Written between 1914 and 1917. In 1919, it appeared in Ein Landarzt: Kleine Erzählungen (A Country Doctor)

‘Biophile’ by Ruby Cowling

When I first read Ruby Cowling’s collection ‘This Paradise’, I almost threw the book across the room in a jealous rage. This beautiful, erudite and formally inventive book is weird and lush, tender and dark. I return to it again and again. Biophile is about an emotionally avoidant and sexually frustrated videogame designer called Danni who likes to bury herself in the ground. This is my favourite sort of character to write; complex, deeply sad, but irreverent and defiant nonetheless. I try to bring something of Danni into the women in my collection. 

First published in The White Review, April 2014. Collected in This Paradise, Boiler House Press, 2020. You can read it here

‘Roy Spivey’ by Miranda July

Roy Spivey is not his real name, because the narrator has obscured it by rearranging the letters. She has done this because Roy is a married Hollywood actor, and she wants to protect his identity. The story follows the narrator and Roy on a plane journey, during which they have a brief but intense romantic encounter. The piece is hypnagogic and sexy; a half-daydream that we’ve all had about [insert actors name here] while dozing off on a plane. July leaves a hole where a man should be in this story, thus inviting the reader to fill it with whatever their own fantasy might be. In that sense, and in the sense that this is a story about unadulterated (if short lived) pleasure is what makes it one of the most transgressively generous short stories I’ve ever come across.
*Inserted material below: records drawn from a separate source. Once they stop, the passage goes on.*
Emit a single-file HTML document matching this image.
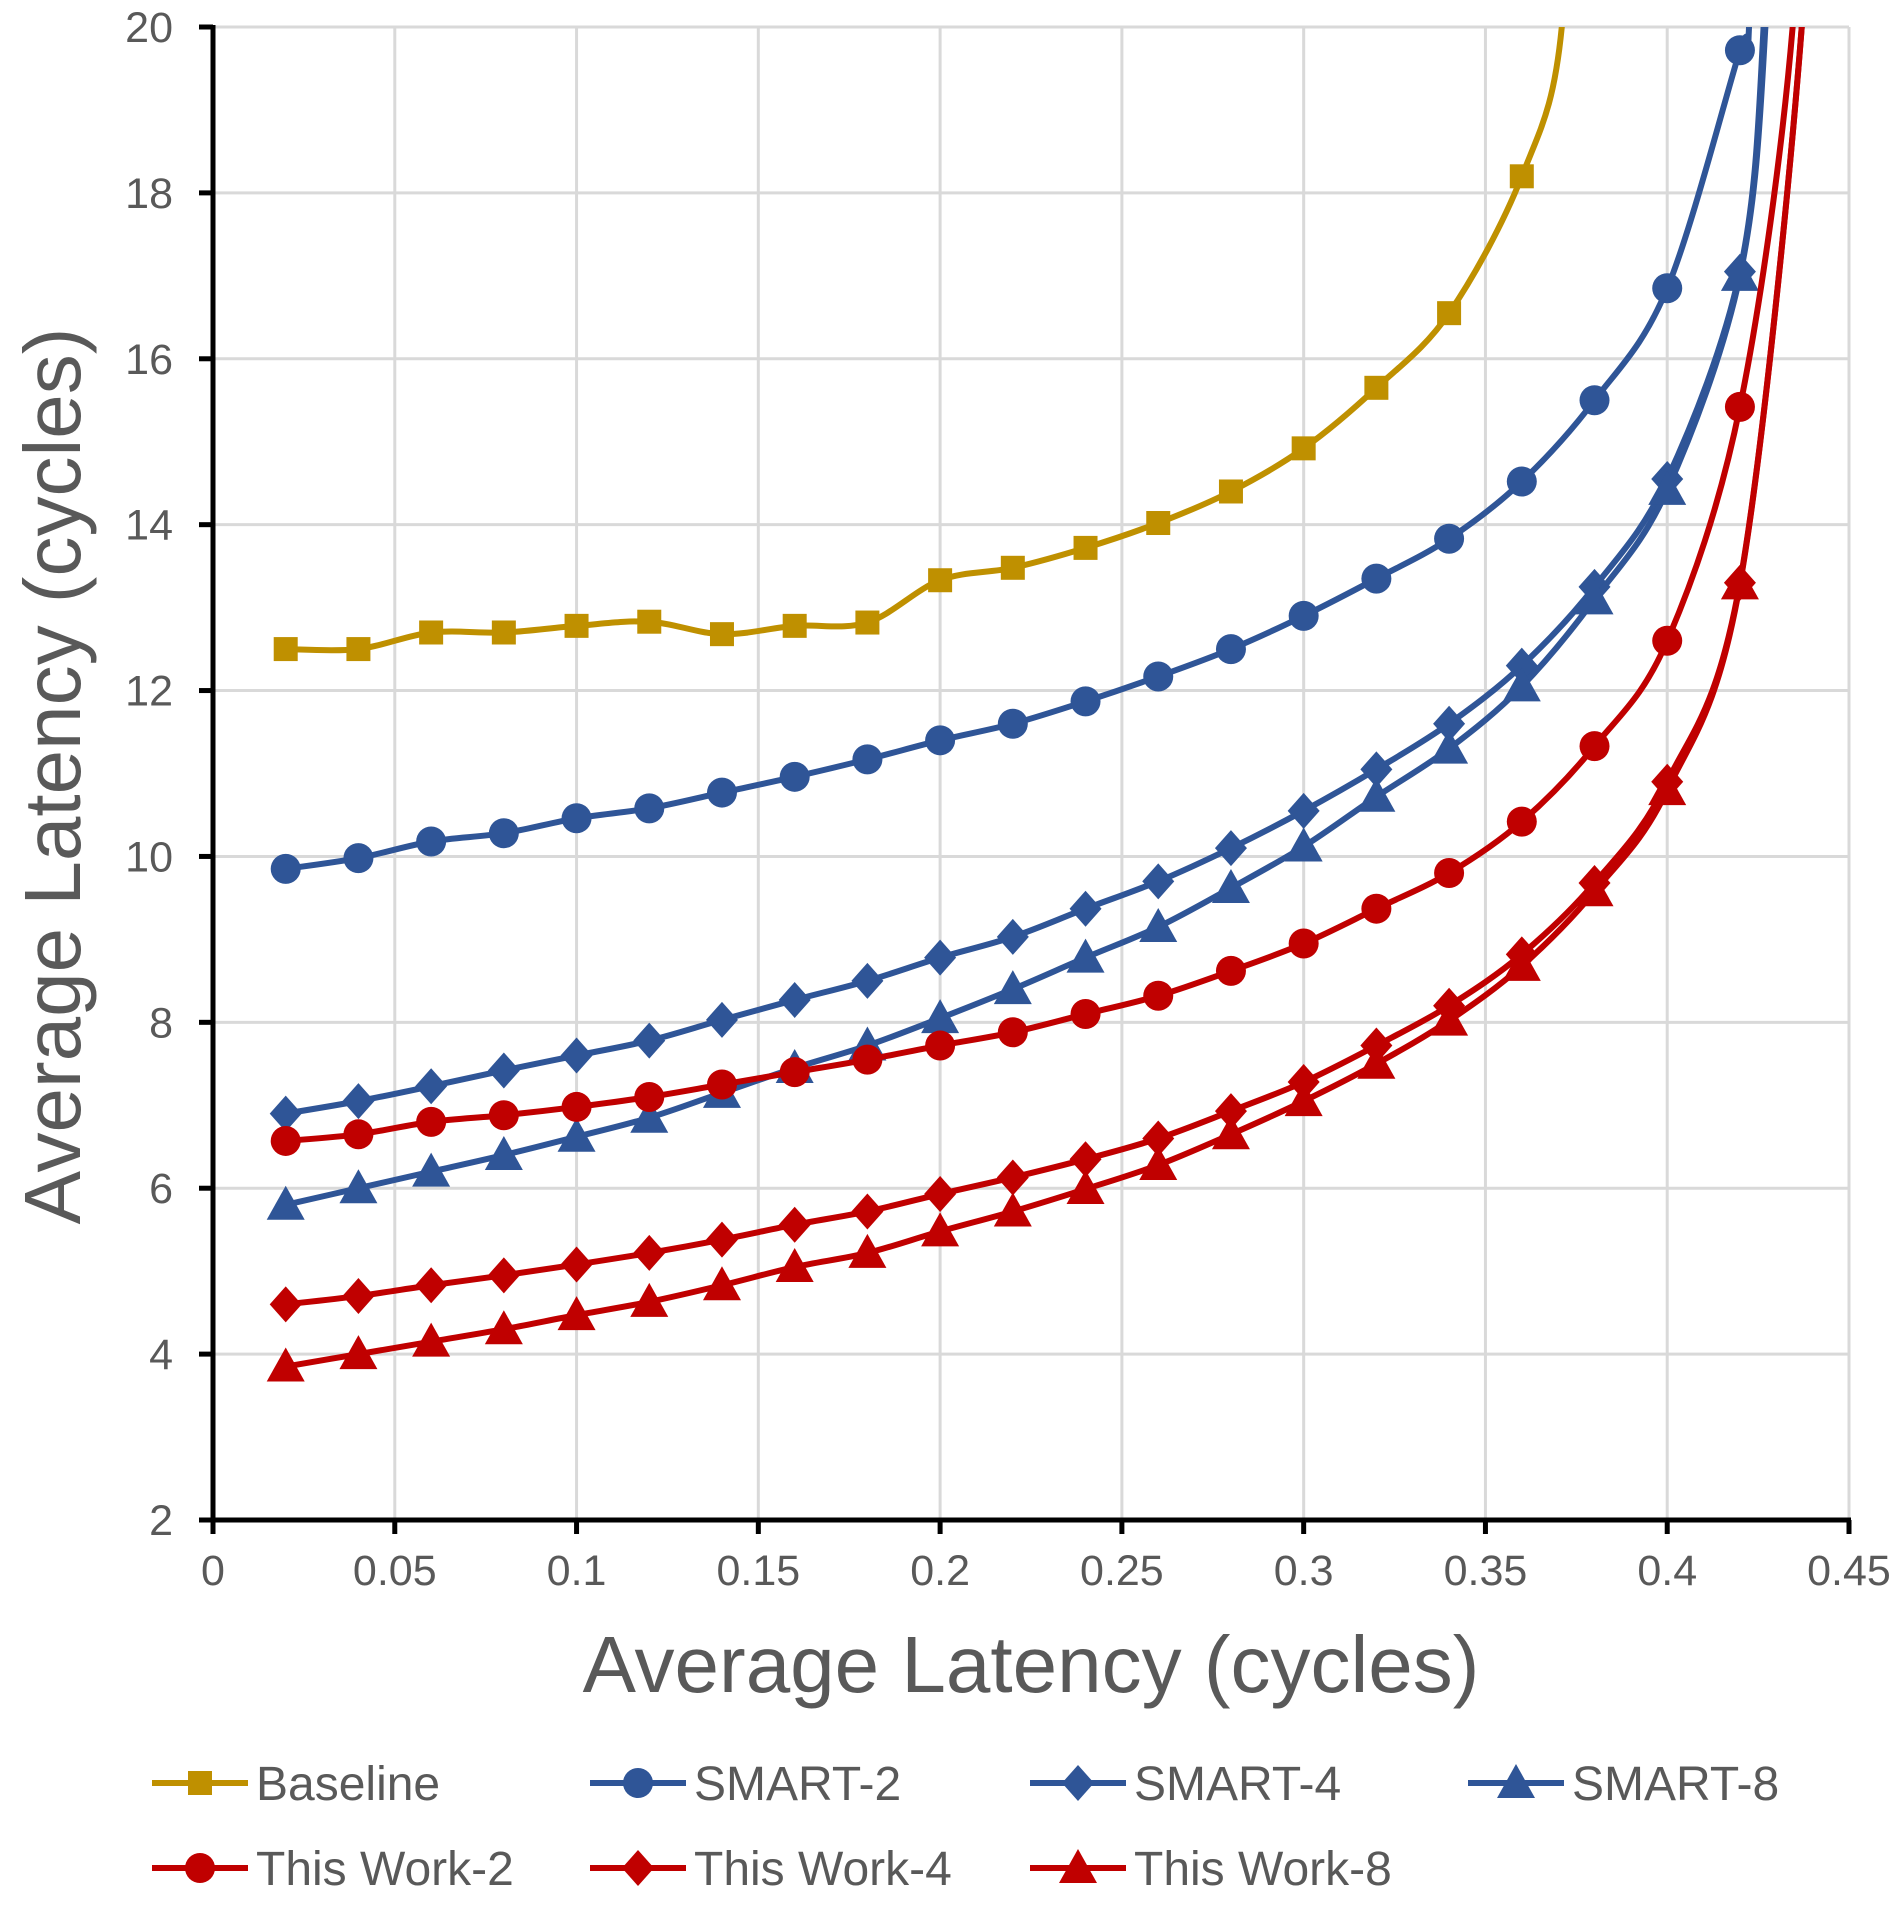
<!DOCTYPE html>
<html><head><meta charset="utf-8"><style>
html,body{margin:0;padding:0;background:#fff;}
svg text{font-family:"Liberation Sans",sans-serif;fill:#595959;}
</style></head><body>
<svg id="chart" width="1901" height="1907" viewBox="0 0 1901 1907" xmlns="http://www.w3.org/2000/svg">
<g id="grid"></g>
<g id="series"></g>
<g id="axes"></g>
<text x="0" y="0" font-size="80" text-anchor="middle" transform="translate(80,776) rotate(-90)">Average Latency (cycles)</text>
<text x="1031" y="1692" font-size="80" text-anchor="middle">Average Latency (cycles)</text>
<g id="legend"></g>
</svg>
<script>
const xs=[0.02,0.04,0.06,0.08,0.1,0.12,0.14,0.16,0.18,0.2,0.22,0.24,0.26,0.28,0.3,0.32,0.34,0.36,0.38,0.4,0.42];
const xTicks=[0,0.05,0.1,0.15,0.2,0.25,0.3,0.35,0.4,0.45];
const xTickLabels=["0","0.05","0.1","0.15","0.2","0.25","0.3","0.35","0.4","0.45"];
const yTicks=[2,4,6,8,10,12,14,16,18,20];
const names=["Baseline","SMART-2","SMART-4","SMART-8","This Work-2","This Work-4","This Work-8"];
const baseline=[12.5,12.5,12.7,12.7,12.78,12.83,12.68,12.78,12.82,13.33,13.48,13.72,14.02,14.4,14.92,15.65,16.55,18.2];
const smart2=[9.85,9.98,10.18,10.28,10.46,10.58,10.77,10.96,11.17,11.4,11.6,11.87,12.17,12.5,12.9,13.35,13.83,14.52,15.5,16.85,19.72];
const smart4=[6.9,7.05,7.23,7.42,7.6,7.78,8.03,8.27,8.5,8.78,9.03,9.37,9.7,10.1,10.55,11.05,11.6,12.3,13.25,14.55,17.05];
const smart8=[5.8,6.0,6.2,6.4,6.62,6.85,7.15,7.45,7.72,8.05,8.4,8.78,9.15,9.62,10.12,10.72,11.3,12.05,13.1,14.42,17.0];
const tw2=[6.57,6.65,6.8,6.88,6.98,7.1,7.25,7.4,7.55,7.72,7.88,8.1,8.32,8.62,8.95,9.37,9.8,10.42,11.33,12.6,15.42];
const tw4=[4.6,4.7,4.83,4.95,5.08,5.22,5.38,5.56,5.72,5.93,6.13,6.35,6.6,6.93,7.28,7.72,8.2,8.82,9.68,10.9,13.3];
const tw8=[3.85,4.0,4.15,4.3,4.47,4.63,4.83,5.05,5.22,5.48,5.72,5.99,6.28,6.65,7.05,7.5,8.02,8.68,9.58,10.8,13.28];
// x where each curve exits the top (y=20)
const tailX=[0.371,0.4225,0.4265,0.427,0.4345,0.437,0.437];
const seriesData=[baseline,smart2,smart4,smart8,tw2,tw4,tw8];
const colors=["#BF9000","#2F5597","#2F5597","#2F5597","#C00000","#C00000","#C00000"];
const shapes=["square","circle","diamond","triangle","circle","diamond","triangle"];

const X0=213,X1=1849,Y0=1520,Y1=27;
const xScale=v=>X0+(v-0)/(0.45-0)*(X1-X0);
const yScale=v=>Y0-(v-2)/(20-2)*(Y0-Y1);
const NS="http://www.w3.org/2000/svg";
function mk(tag,attrs,parent){const e=document.createElementNS(NS,tag);for(const k in attrs)e.setAttribute(k,attrs[k]);parent.appendChild(e);return e;}
const grid=document.getElementById('grid'),axes=document.getElementById('axes'),ser=document.getElementById('series'),leg=document.getElementById('legend');

yTicks.forEach((t,i)=>{
  if(i>0){const l=mk('line',{x1:X0,x2:X1,y1:yScale(t),y2:yScale(t),stroke:'#d9d9d9','stroke-width':3},grid);
  
  }
  const tk=mk('line',{x1:X0-14,x2:X0,y1:yScale(t),y2:yScale(t),stroke:'#000','stroke-width':5},axes);
  
  
  const tx=mk('text',{x:X0-40,y:yScale(t)+15,'font-size':43,'text-anchor':'end'},axes);
  tx.textContent=t;
  
  
});
xTicks.forEach((t,i)=>{
  if(i>0){const l=mk('line',{x1:xScale(t),x2:xScale(t),y1:Y1,y2:Y0,stroke:'#d9d9d9','stroke-width':3},grid);
  
  }
  const tk=mk('line',{x1:xScale(t),x2:xScale(t),y1:Y0,y2:Y0+14,stroke:'#000','stroke-width':5},axes);
  
  
  const tx=mk('text',{x:xScale(t),y:1585,'font-size':43,'text-anchor':'middle'},axes);
  tx.textContent=xTickLabels[i];
  
  
});
const ya=mk('line',{x1:X0,x2:X0,y1:Y1-2,y2:Y0+2,stroke:'#000','stroke-width':5},axes);


const xa=mk('line',{x1:X0-2,x2:X1+2,y1:Y0,y2:Y0,stroke:'#000','stroke-width':5},axes);



mk('clipPath',{id:'plotclip'},document.getElementById('chart')).appendChild((()=>{const r=document.createElementNS(NS,'rect');r.setAttribute('x',X0);r.setAttribute('y',Y1);r.setAttribute('width',X1-X0);r.setAttribute('height',Y0-Y1);return r;})());

function smoothPath(pts){
  let d='M'+pts[0][0]+','+pts[0][1];
  for(let i=0;i<pts.length-1;i++){
    const p0=pts[Math.max(0,i-1)],p1=pts[i],p2=pts[i+1],p3=pts[Math.min(pts.length-1,i+2)];
    const c1=[p1[0]+(p2[0]-p0[0])/6,p1[1]+(p2[1]-p0[1])/6];
    const c2=[p2[0]-(p3[0]-p1[0])/6,p2[1]-(p3[1]-p1[1])/6];
    d+=' C'+c1[0]+','+c1[1]+' '+c2[0]+','+c2[1]+' '+p2[0]+','+p2[1];
  }
  return d;
}
function marker(shape,cx,cy,color,parent){
  let e;
  if(shape==='square')e=mk('rect',{x:cx-12,y:cy-12,width:24,height:24,fill:color},parent);
  else if(shape==='circle')e=mk('circle',{cx:cx,cy:cy,r:15,fill:color},parent);
  else if(shape==='diamond')e=mk('polygon',{points:`${cx},${cy-18} ${cx+16},${cy} ${cx},${cy+18} ${cx-16},${cy}`,fill:color},parent);
  else e=mk('polygon',{points:`${cx},${cy-19} ${cx+19},${cy+15} ${cx-19},${cy+15}`,fill:color},parent);
  return e;
}
seriesData.forEach((vals,s)=>{
  const g=mk('g',{},ser);
  
  
  const pts=vals.map((v,i)=>[xScale(xs[i]),yScale(v)]);
  pts.push([xScale(tailX[s]),yScale(20)]);
  pts.push([xScale(tailX[s]+0.002),yScale(24)]);
  const p=mk('path',{d:smoothPath(pts),fill:'none',stroke:colors[s],'stroke-width':6,'clip-path':'url(#plotclip)'},g);
  
  
  vals.forEach((v,i)=>{
    const m=marker(shapes[s],xScale(xs[i]),yScale(v),colors[s],g);
    
    
  });
});
const legPos=[[152,1783],[590,1783],[1030,1783],[1468,1783],[152,1868],[590,1868],[1030,1868]];
names.forEach((n,s)=>{
  const g=mk('g',{},leg);
  
  
  const [x,y]=legPos[s];
  const l=mk('line',{x1:x,x2:x+96,y1:y,y2:y,stroke:colors[s],'stroke-width':6},g);
  
  
  const m=marker(shapes[s],x+48,y,colors[s],g);
  
  
  const t=mk('text',{x:x+104,y:y+17,'font-size':48},g);
  t.textContent=n;
  
  
});
</script>
</body></html>
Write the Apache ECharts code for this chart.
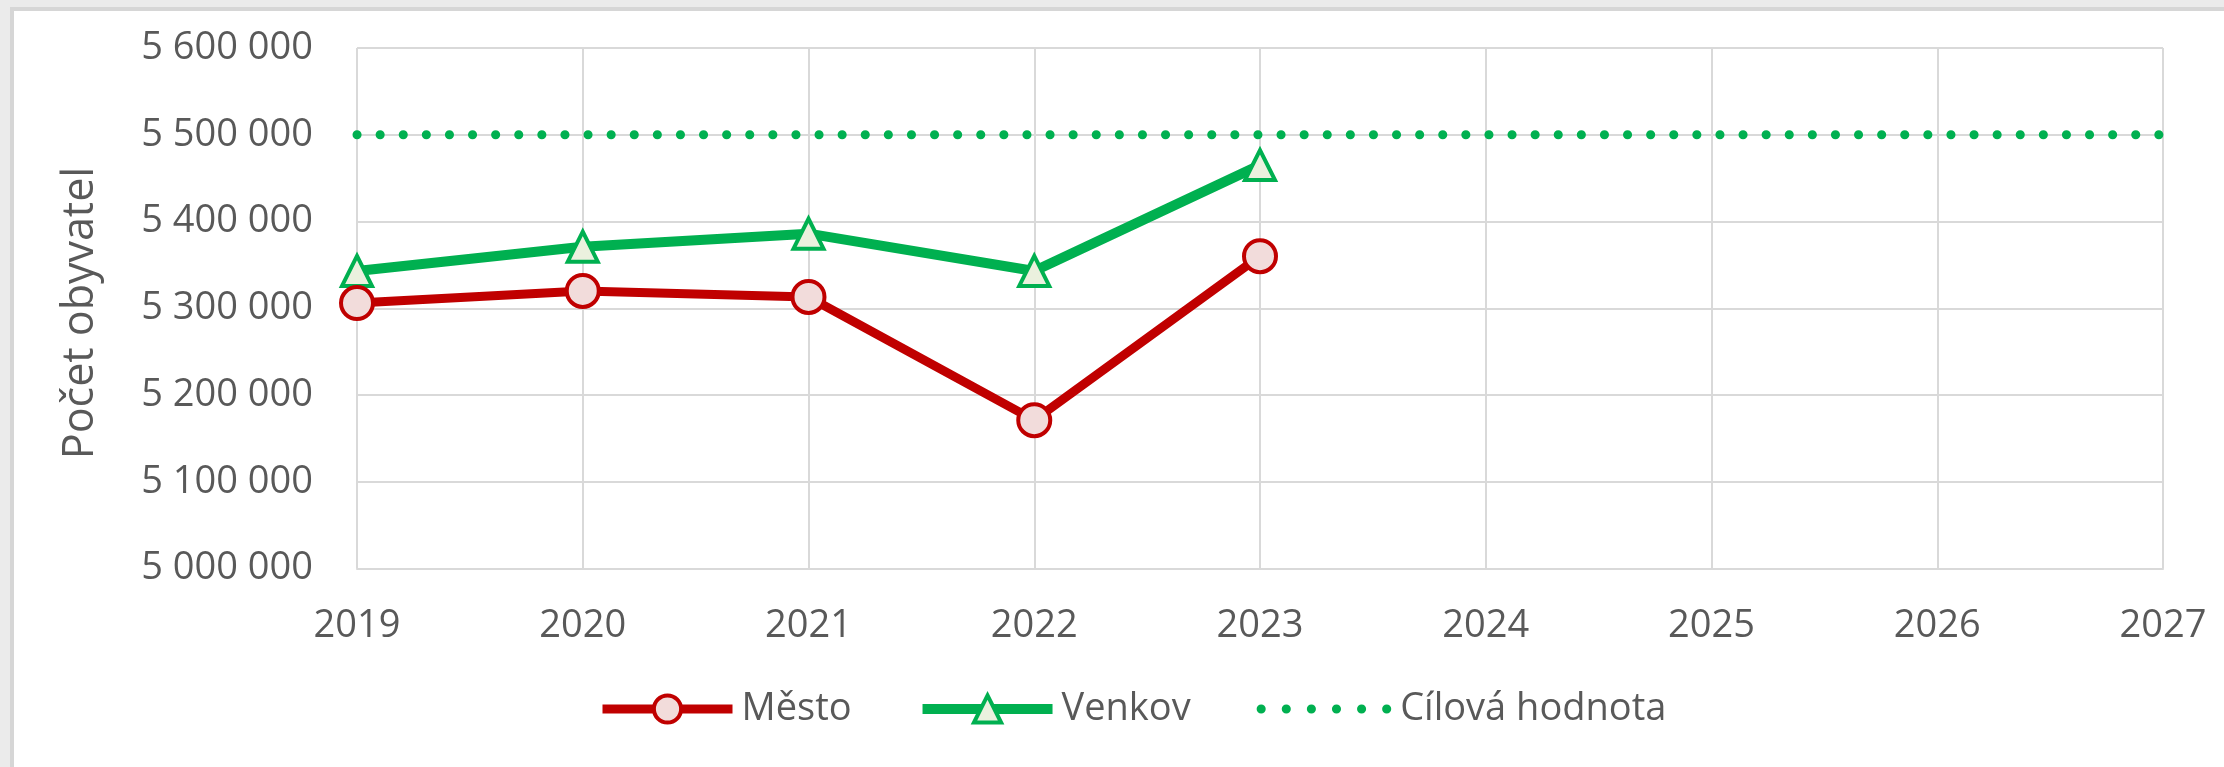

First published in The New Yorker, June 2007. Read it here

‘Good Solid Obliterating Fuck’ by Anna Wood

Following from July’s imagined encounter with celebrity, Wood’s narrator here meets a handsome man, who might be Marcel Proust, on a train. The story is told through their conversation, a technique I love to both read and write. The sleepiness of their dialogue precipitates an indulgent, intimate tension. They talk about love and  sex tenderly, humorously, but don’t ever touch. It’s an extremely sensual piece of writing, in which the narrator appears to check in with us about how delightful the moment is: “I didn’t know then and I haven’t learned since,” she says, “what to do with something unexpected and precious.” Pleasurable tension is elusive but addictive, Wood, like July, masters it perfectly here.